The goal of BPMA is to establish a year-round, indoor farmers market serving Boston, selling vegetables, eggs, dairy, meat, and value-added products from local sources, year-round, and regardless of the weather.
Some other cities in the US have markets like this. (San Francisco has the Ferry Building Marketplace; Seattle has Pike Place Market; etc.) More cities elsewhere in the world have markets like this; they serve as hubs for sellers, buyers, and community. Even more cities used to have markets like this. Over the course of the last 60 years, supermarkets have supplanted these public markets.

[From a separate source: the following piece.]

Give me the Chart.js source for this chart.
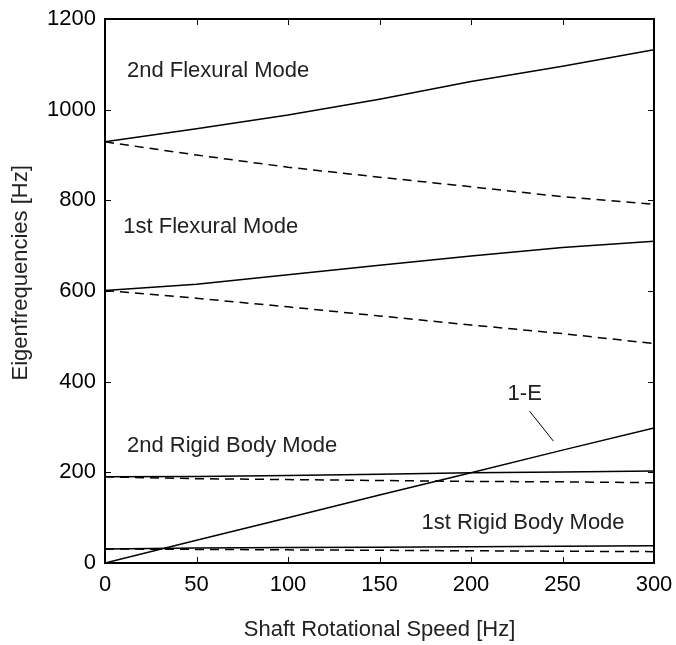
<!DOCTYPE html>
<html>
<head>
<meta charset="utf-8">
<script src="https://cdn.jsdelivr.net/npm/chart.js@4"></script>
<style>
  html, body { margin: 0; padding: 0; background: #fff; }
  #wrap { width: 676px; height: 645px; }
</style>
</head>
<body>
<div id="wrap"><canvas id="modes" width="676" height="645"></canvas></div>
<script>
// shaft speed [Hz]
var speed = [0, 50, 100, 150, 200, 250, 300];

// eigenfrequencies [Hz]
var flex2Fwd = [929, 958, 988, 1023, 1062, 1096, 1132];
var flex2Bwd = [929, 900, 873, 851, 830, 808, 791];
var flex1Fwd = [601, 615, 636, 657, 677, 696, 710];
var flex1Bwd = [601, 584, 565, 545, 525, 506, 484];
var rigid2Fwd = [190, 191, 193, 196, 199, 201, 203];
var rigid2Bwd = [190, 186, 184, 182, 180, 179, 177];
var rigid1Fwd = [31, 33, 34, 35, 36, 37, 38];
var rigid1Bwd = [31, 30, 29, 28, 27, 26, 25];
var oneE = [0, 50, 100, 150, 199, 249, 298];

var xTicks = [0, 50, 100, 150, 200, 250, 300];
var yTicks = [0, 200, 400, 600, 800, 1000, 1200];

// text notes, placed in data units
var notes = [
    { text: '2nd Flexural Mode', x: 12, y: 1085 },
    { text: '1st Flexural Mode', x: 10, y: 741 },
    { text: '2nd Rigid Body Mode', x: 12, y: 258 },
    { text: '1st Rigid Body Mode', x: 173, y: 88 },
    { text: '1-E', x: 220, y: 373 }
];
var leader = { x1: 232, y1: 335, x2: 245, y2: 269 };
var yTitle = { text: 'Eigenfrequencies [Hz]', y: 640 };

const FONT = '"Liberation Sans", Arial, Helvetica, sans-serif';

function toXY(vals) {
    return speed.map((s, i) => ({ x: s, y: vals[i] }));
}

function line(vals, dashed) {
    return {
        data: toXY(vals),
        borderColor: '#000',
        borderWidth: 1.5,
        borderDash: dashed ? [9, 6] : [],
        pointRadius: 0,
        tension: 0,
        fill: false
    };
}

const frame = {
    id: 'frame',
    afterDatasetsDraw(chart) {
        let { ctx, chartArea: a, scales: { x, y } } = chart;
        ctx.save();
        ctx.strokeStyle = '#000';
        ctx.lineWidth = 2;
        ctx.strokeRect(a.left, a.top, a.right - a.left, a.bottom - a.top);

        // inward ticks on all four sides
        ctx.lineWidth = 1;
        ctx.beginPath();
        xTicks.slice(1, -1).forEach(v => {
            let px = Math.round(x.getPixelForValue(v)) + 0.5;
            ctx.moveTo(px, a.bottom); ctx.lineTo(px, a.bottom - 6);
            ctx.moveTo(px, a.top); ctx.lineTo(px, a.top + 6);
        });
        yTicks.slice(1, -1).forEach(v => {
            let py = Math.round(y.getPixelForValue(v)) + 0.5;
            ctx.moveTo(a.left, py); ctx.lineTo(a.left + 6, py);
            ctx.moveTo(a.right, py); ctx.lineTo(a.right - 6, py);
        });
        ctx.stroke();

        // notes
        ctx.fillStyle = '#222';
        ctx.font = '22px ' + FONT;
        ctx.textBaseline = 'middle';
        ctx.textAlign = 'left';
        notes.forEach(n => {
            ctx.fillText(n.text, x.getPixelForValue(n.x), y.getPixelForValue(n.y));
        });

        ctx.strokeStyle = '#000';
        ctx.lineWidth = 1;
        ctx.beginPath();
        ctx.moveTo(x.getPixelForValue(leader.x1), y.getPixelForValue(leader.y1));
        ctx.lineTo(x.getPixelForValue(leader.x2), y.getPixelForValue(leader.y2));
        ctx.stroke();

        // y axis title, a little above the axis middle as in the source
        ctx.translate(21, y.getPixelForValue(yTitle.y));
        ctx.rotate(-Math.PI / 2);
        ctx.textAlign = 'center';
        ctx.fillText(yTitle.text, 0, 0);
        ctx.restore();
    }
};

new Chart(document.getElementById('modes').getContext('2d'), {
    type: 'line',
    data: {
        datasets: [
            line(flex2Fwd, false),
            line(flex2Bwd, true),
            line(flex1Fwd, false),
            line(flex1Bwd, true),
            line(rigid2Fwd, false),
            line(rigid2Bwd, true),
            line(rigid1Fwd, false),
            line(rigid1Bwd, true),
            line(oneE, false)
        ]
    },
    options: {
        responsive: false,
        animation: false,
        devicePixelRatio: 1,
        layout: { padding: { top: 19, right: 22, left: 0, bottom: 0 } },
        plugins: { legend: { display: false }, tooltip: { enabled: false } },
        scales: {
            x: {
                type: 'linear',
                min: 0,
                max: 300,
                afterFit: s => { s.height = 82; s.paddingLeft = 0; s.paddingRight = 0; },
                afterBuildTicks: s => { s.ticks = xTicks.map(v => ({ value: v })); },
                grid: { display: false, drawTicks: false },
                border: { display: false },
                ticks: {
                    color: '#000', padding: 9, maxRotation: 0,
                    font: { size: 22, family: FONT },
                    callback: v => String(v)
                },
                title: {
                    display: true,
                    text: 'Shaft Rotational Speed [Hz]',
                    color: '#222',
                    padding: { top: 0, bottom: 2 },
                    font: { size: 22, family: FONT }
                }
            },
            y: {
                min: 0,
                max: 1200,
                afterFit: s => { s.width = 105; s.paddingTop = 0; s.paddingBottom = 0; },
                afterBuildTicks: s => { s.ticks = yTicks.map(v => ({ value: v })); },
                grid: { display: false, drawTicks: false },
                border: { display: false },
                ticks: {
                    color: '#000', padding: 9,
                    font: { size: 22, family: FONT },
                    callback: v => String(v)
                }
            }
        }
    },
    plugins: [frame]
});
</script>
</body>
</html>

The BPMA project is vitally important; it is important to us eaters, to greater Boston, to New England, and to the world, for many reasons, including (but not limited to) the following:
- Public markets reduce or eliminate intermediation, making it possible for small-scale sellers to get a fair price for their goods, and making it possible for buyers to meet small-scale sellers and understand where there food is coming from.
- Public markets reduce transportation and distribution needs, which leads to fresher food.
- Public markets keep money in the local economy, rather than sending it to who-knows-where.
- Public markets can foster positive interaction among people of different ethnic and economic backgrounds, as well as among folks of different urbanization backgrounds (country, suburb, and city folks).
- Public markets can make fresh food available to underserved communities.
- Public markets are likely to be more resilient than supermarkets in the face of precipitous social infrastructure change (increased fuel/transportation costs, currency or bank failures, terrorist attacks, and so on).
- Public markets are FUN!
- etc.
I think it's likely that BPMA will achieve its goal within a few years.